Challenge
Only the lines from the start of the data below through the line that contains "import seaborn as sns" are to be copied, exactly and without pictures.

◇ ◇ ◇

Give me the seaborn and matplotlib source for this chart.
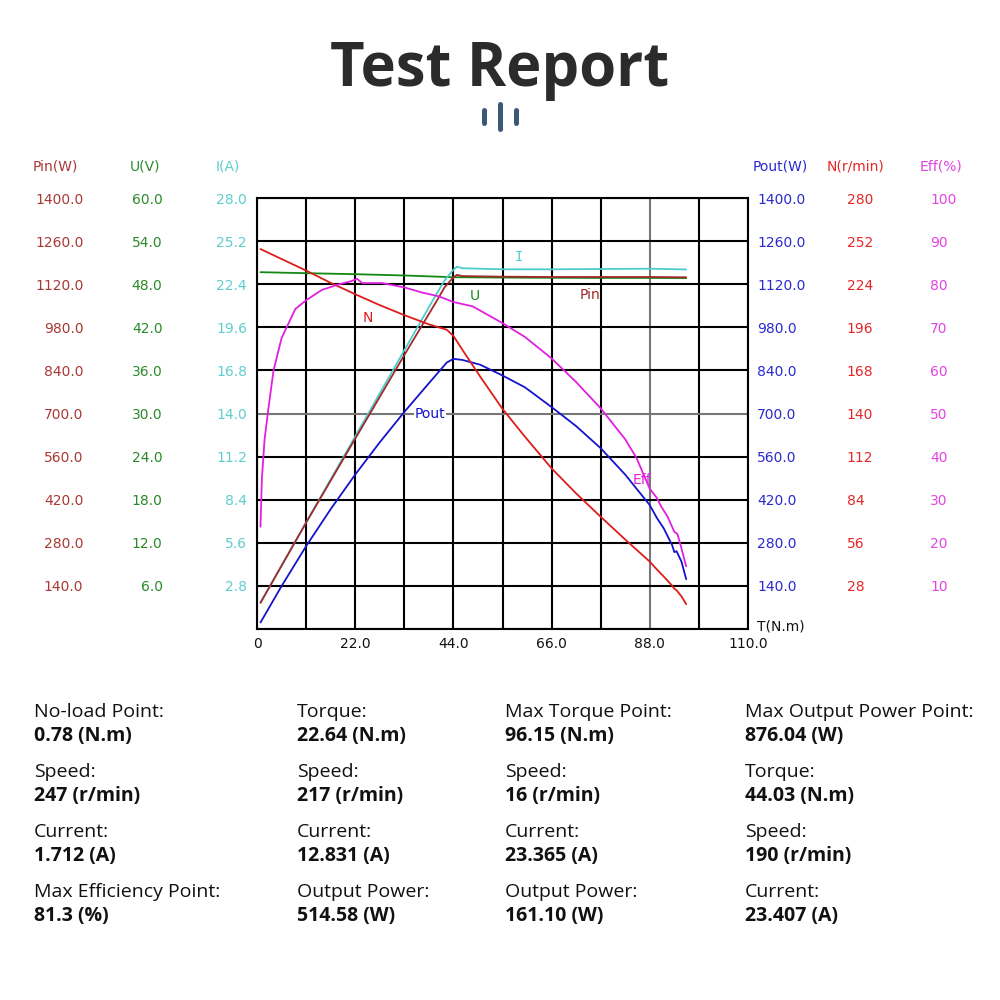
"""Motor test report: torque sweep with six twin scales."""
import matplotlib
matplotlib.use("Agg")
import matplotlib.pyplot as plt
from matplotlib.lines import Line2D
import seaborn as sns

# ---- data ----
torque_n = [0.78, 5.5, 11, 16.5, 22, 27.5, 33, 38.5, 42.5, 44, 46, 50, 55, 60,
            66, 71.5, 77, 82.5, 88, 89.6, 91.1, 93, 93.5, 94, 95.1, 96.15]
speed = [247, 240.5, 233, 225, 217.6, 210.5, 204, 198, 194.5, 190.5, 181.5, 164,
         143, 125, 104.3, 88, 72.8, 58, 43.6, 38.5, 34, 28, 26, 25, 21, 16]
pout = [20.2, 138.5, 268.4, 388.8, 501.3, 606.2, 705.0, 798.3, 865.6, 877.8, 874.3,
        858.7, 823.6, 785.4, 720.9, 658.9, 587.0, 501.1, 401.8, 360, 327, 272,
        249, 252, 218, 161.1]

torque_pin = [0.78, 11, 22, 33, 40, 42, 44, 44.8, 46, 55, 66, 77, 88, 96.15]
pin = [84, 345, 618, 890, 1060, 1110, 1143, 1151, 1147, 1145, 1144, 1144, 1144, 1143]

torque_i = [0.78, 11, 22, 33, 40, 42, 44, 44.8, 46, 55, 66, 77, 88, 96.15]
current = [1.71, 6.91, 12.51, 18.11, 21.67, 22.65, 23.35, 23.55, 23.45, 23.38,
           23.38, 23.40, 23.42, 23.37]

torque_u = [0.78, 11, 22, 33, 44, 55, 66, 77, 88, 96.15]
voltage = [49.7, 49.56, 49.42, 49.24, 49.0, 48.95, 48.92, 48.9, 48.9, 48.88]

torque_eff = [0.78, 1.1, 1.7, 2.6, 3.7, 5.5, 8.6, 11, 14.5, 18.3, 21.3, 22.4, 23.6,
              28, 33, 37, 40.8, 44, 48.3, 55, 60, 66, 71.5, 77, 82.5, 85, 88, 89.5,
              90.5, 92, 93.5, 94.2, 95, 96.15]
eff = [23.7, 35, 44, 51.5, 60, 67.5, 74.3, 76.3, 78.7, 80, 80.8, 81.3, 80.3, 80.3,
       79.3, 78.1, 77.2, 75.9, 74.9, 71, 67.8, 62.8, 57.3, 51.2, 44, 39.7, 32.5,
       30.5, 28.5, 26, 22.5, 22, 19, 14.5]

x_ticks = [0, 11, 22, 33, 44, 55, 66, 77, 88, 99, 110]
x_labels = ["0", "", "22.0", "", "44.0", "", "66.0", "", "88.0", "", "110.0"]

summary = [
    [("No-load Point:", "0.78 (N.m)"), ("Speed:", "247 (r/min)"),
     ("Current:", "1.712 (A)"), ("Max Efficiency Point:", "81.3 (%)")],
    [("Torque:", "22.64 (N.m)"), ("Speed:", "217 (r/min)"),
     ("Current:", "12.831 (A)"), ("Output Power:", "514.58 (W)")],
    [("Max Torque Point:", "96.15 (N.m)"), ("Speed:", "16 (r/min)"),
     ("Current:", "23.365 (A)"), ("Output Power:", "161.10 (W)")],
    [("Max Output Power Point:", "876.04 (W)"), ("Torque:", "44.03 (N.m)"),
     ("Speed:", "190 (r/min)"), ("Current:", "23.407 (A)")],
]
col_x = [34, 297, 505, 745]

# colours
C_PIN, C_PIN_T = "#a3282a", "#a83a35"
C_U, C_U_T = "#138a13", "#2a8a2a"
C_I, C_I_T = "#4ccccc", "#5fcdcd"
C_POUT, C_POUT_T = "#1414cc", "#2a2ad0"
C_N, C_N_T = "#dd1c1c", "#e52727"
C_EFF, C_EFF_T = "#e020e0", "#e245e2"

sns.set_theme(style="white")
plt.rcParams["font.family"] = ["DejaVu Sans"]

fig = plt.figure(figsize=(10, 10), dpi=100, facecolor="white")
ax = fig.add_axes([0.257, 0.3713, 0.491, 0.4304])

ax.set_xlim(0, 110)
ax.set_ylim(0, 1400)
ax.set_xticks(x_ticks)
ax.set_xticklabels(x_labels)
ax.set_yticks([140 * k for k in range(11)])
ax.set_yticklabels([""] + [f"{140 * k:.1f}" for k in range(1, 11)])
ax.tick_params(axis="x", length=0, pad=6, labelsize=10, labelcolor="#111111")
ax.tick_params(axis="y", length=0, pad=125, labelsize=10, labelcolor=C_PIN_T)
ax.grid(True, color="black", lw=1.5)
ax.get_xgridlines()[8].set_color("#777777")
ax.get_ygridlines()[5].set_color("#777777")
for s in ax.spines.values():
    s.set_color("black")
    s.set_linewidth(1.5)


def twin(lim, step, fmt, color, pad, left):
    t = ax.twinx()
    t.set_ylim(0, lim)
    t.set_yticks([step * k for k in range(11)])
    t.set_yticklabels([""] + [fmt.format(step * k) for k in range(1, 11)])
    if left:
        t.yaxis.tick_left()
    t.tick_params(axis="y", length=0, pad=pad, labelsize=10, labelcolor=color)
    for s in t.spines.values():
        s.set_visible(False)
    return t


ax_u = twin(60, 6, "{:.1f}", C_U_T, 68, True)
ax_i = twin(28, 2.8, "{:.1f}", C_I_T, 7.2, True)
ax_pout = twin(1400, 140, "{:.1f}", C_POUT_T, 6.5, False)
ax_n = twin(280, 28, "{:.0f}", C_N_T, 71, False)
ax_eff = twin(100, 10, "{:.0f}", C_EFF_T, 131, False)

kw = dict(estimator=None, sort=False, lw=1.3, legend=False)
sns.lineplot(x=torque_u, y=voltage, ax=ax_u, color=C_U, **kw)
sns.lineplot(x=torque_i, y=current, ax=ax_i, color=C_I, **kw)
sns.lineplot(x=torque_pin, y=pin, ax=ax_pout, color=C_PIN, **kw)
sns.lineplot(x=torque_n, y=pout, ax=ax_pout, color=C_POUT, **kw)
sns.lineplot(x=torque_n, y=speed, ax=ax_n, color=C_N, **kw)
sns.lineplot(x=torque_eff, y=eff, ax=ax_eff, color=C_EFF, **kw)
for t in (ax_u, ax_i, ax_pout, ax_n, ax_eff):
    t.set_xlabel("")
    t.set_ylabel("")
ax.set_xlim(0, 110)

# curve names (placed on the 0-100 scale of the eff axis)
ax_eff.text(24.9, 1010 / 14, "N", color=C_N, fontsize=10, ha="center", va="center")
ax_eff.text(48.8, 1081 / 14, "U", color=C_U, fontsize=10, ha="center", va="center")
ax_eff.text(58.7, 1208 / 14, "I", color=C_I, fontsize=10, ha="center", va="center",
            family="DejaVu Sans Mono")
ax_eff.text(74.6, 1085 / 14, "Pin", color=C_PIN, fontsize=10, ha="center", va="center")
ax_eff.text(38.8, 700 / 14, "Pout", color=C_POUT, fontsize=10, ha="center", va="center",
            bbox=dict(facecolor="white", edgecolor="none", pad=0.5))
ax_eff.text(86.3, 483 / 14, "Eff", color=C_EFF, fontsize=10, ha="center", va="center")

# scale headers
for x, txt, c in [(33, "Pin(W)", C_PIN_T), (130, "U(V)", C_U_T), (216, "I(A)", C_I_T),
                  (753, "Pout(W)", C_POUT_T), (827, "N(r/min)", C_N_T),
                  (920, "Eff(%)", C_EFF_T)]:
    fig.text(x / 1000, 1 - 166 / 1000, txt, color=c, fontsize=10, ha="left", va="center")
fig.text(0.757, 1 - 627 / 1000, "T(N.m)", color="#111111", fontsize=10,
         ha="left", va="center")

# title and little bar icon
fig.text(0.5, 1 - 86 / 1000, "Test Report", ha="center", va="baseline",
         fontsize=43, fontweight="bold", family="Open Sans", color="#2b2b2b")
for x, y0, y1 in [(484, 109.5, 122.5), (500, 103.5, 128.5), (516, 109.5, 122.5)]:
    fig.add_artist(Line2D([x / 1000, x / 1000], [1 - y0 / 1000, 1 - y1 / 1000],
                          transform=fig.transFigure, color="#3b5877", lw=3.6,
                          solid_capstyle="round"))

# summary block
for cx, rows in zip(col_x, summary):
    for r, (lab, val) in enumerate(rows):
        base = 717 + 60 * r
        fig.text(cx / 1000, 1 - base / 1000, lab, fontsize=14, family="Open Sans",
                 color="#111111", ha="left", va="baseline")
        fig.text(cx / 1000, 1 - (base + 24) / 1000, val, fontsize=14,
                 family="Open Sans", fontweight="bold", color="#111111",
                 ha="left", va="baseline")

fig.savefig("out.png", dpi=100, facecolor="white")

◇ ◇ ◇

Exercise response
Give me the seaborn and matplotlib source for this chart.
"""Motor test report: torque sweep with six twin scales."""
import matplotlib
matplotlib.use("Agg")
import matplotlib.pyplot as plt
from matplotlib.lines import Line2D
import seaborn as sns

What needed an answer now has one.